The story I was told about this in 1987 when I was in Nicaragua was that Borge had vowed revenge against those who had tortured he and his wife.  And, when the Sandinistas took power in 1979, Borge exacted this revenge on one of his torturers who he learned was in prison.  Borge went to the prison, swung the door of the torturer’s jail cell open, and said “I have come to have my revenge against you as I vowed.   For your punishment, you will have to walk the streets of this country and see the children of this country who you tortured for so long learn to read and write.”

Borge himself tells this story a bit differently in the book, Christianity and Revolution: Tomas Borge’s Theology of Life.  In this book, Borge explains:  “After having been brutal tortured as a prisoner, after having a hood placed over my head for nine months, after having been handcuffed for seven months, I remember that when we captured these torturers I told them: ‘The hour of my revenge has come: we will not do you even the slightest harm. You did not believe us beforehand; now you will believe us.’ That is our philosophy, our way of being.”

Borge was true to his word, and the Sandinistas, who are now the elected leaders in Nicaragua, are, by all accounts, improving the living conditions for the Nicaraguan people and bringing peace and stability to a country surrounded by other nations (Colombia, Honduras, Guatemala, El Salvador and Mexico) which are drenched in the violence of a U.S.-sponsored drug war.

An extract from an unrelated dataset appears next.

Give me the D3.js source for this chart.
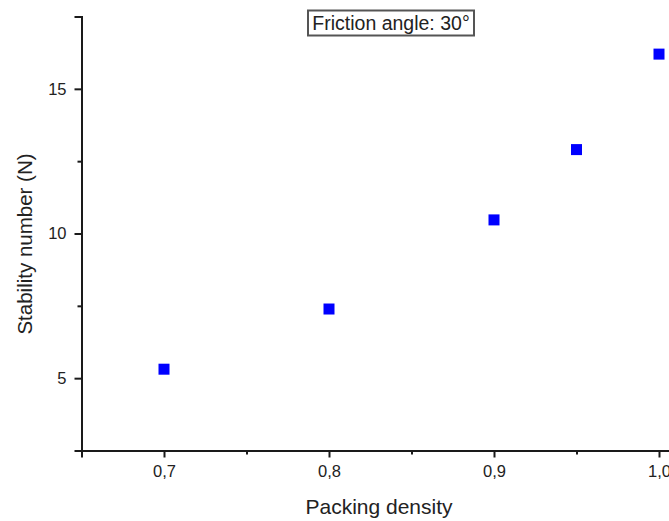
<!DOCTYPE html>
<html>
<head>
<meta charset="utf-8">
<script src="https://cdn.jsdelivr.net/npm/d3@7"></script>
<style>
  html, body { margin: 0; padding: 0; background: #fff; }
  svg { display: block; }
  text { font-family: "Liberation Sans", Arial, sans-serif; fill: #222; }
</style>
</head>
<body>
<svg id="chart" width="669" height="521"></svg>
<script>
const packingDensity = [0.7, 0.8, 0.9, 0.95, 1.0];
const stabilityNumber = [5.31, 7.39, 10.47, 12.9, 16.2];
const xMajorTicks = [0.7, 0.8, 0.9, 1.0];
const xMinorTicks = [0.65, 0.75, 0.85, 0.95, 1.05];
const yMajorTicks = [5, 10, 15];
const yMinorTicks = [2.5, 7.5, 12.5, 17.5];
const xTitle = "Packing density";
const yTitle = "Stability number (N)";
const legendText = "Friction angle: 30°";

const svg = d3.select("#chart");

const x = d3.scaleLinear().domain([0.65, 1.05]).range([81.5, 741.5]);
const y = d3.scaleLinear().domain([2.5, 17.5]).range([450.5, 16.5]);

const fmtX = d => d3.format(".1f")(d).replace(".", ",");

// X axis
const xAxisMajor = d3.axisBottom(x).tickValues(xMajorTicks).tickSize(7).tickPadding(8).tickFormat(fmtX);
const xAxisMinor = d3.axisBottom(x).tickValues(xMinorTicks).tickSize(4).tickFormat("");
svg.append("g").attr("transform", `translate(0,${y.range()[0]})`).call(xAxisMajor);
svg.append("g").attr("transform", `translate(0,${y.range()[0]})`).call(xAxisMinor)
  .select(".domain").remove();

// Y axis
const yAxisMajor = d3.axisLeft(y).tickValues(yMajorTicks).tickSize(7).tickPadding(8).tickFormat(d3.format("d"));
const yAxisMinor = d3.axisLeft(y).tickValues(yMinorTicks).tickSize(4).tickFormat("");
svg.append("g").attr("transform", `translate(${x.range()[0]},0)`).call(yAxisMajor);
svg.append("g").attr("transform", `translate(${x.range()[0]},0)`).call(yAxisMinor)
  .select(".domain").remove();

svg.selectAll(".domain").attr("stroke", "#1a1a1a").attr("stroke-width", 2);
svg.selectAll(".tick line").attr("stroke", "#1a1a1a").attr("stroke-width", 2);
svg.selectAll(".tick text").attr("font-size", 16.5).attr("fill", "#2a2a2a")
  .attr("font-family", "'Liberation Sans', Arial, sans-serif");

// Axis titles
svg.append("text")
  .attr("x", 379).attr("y", 514)
  .attr("text-anchor", "middle")
  .attr("font-size", 21)
  .text(xTitle);

svg.append("text")
  .attr("transform", `translate(32,244) rotate(-90)`)
  .attr("text-anchor", "middle")
  .attr("font-size", 20.5)
  .text(yTitle);

// Points
const sz = 11;
svg.append("g").selectAll("rect")
  .data(packingDensity.map((d, i) => ({x: d, y: stabilityNumber[i]})))
  .join("rect")
  .attr("x", d => x(d.x) - sz / 2)
  .attr("y", d => y(d.y) - sz / 2)
  .attr("width", sz).attr("height", sz)
  .attr("fill", "#0000ff");

// Legend box
const lg = svg.append("g");
lg.append("rect")
  .attr("x", 308).attr("y", 10.5)
  .attr("width", 166).attr("height", 25)
  .attr("fill", "#fff")
  .attr("stroke", "#555")
  .attr("stroke-width", 2);
lg.append("text")
  .attr("x", 391).attr("y", 30)
  .attr("text-anchor", "middle")
  .attr("font-size", 19.5)
  .attr("fill", "#111")
  .text(legendText);
</script>
</body>
</html>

Tomas Borge went on to write the following poem with Luis Enrique Mejía Godoy about his act of personal forgiveness against his torturers.  I will leave you with this poem:

My Personal Revenge

My personal revenge will be the right
of your children to school and to flowers;
My personal revenge will be to offer you
this florid song without fears;
My personal revenge will be to show you
the good there is in the eyes of my people,
always unyielding in combat
and most steadfast and generous in victory.
My personal revenge will be to say to you
good morning, without beggars in the streets,
when instead of jailing you I intend
you shake the sorrow from your eyes;
when you, practitioner of torture,
can no longer so much as lift your gaze,
my personal revenge will be to offer you
these hands you once maltreated
without being able to make them forsake tenderness.
And it was the people who hated you most
when the song was language of violence;
But the people today beneath its skin
of red and black [the colors of the Sandinista flag] has its heart uplifted.

Daniel Kovalik is a labor and human rights lawyer living in Pittsburgh.   His red and black FSLN scarf remains carefully draped on a mantle in his office.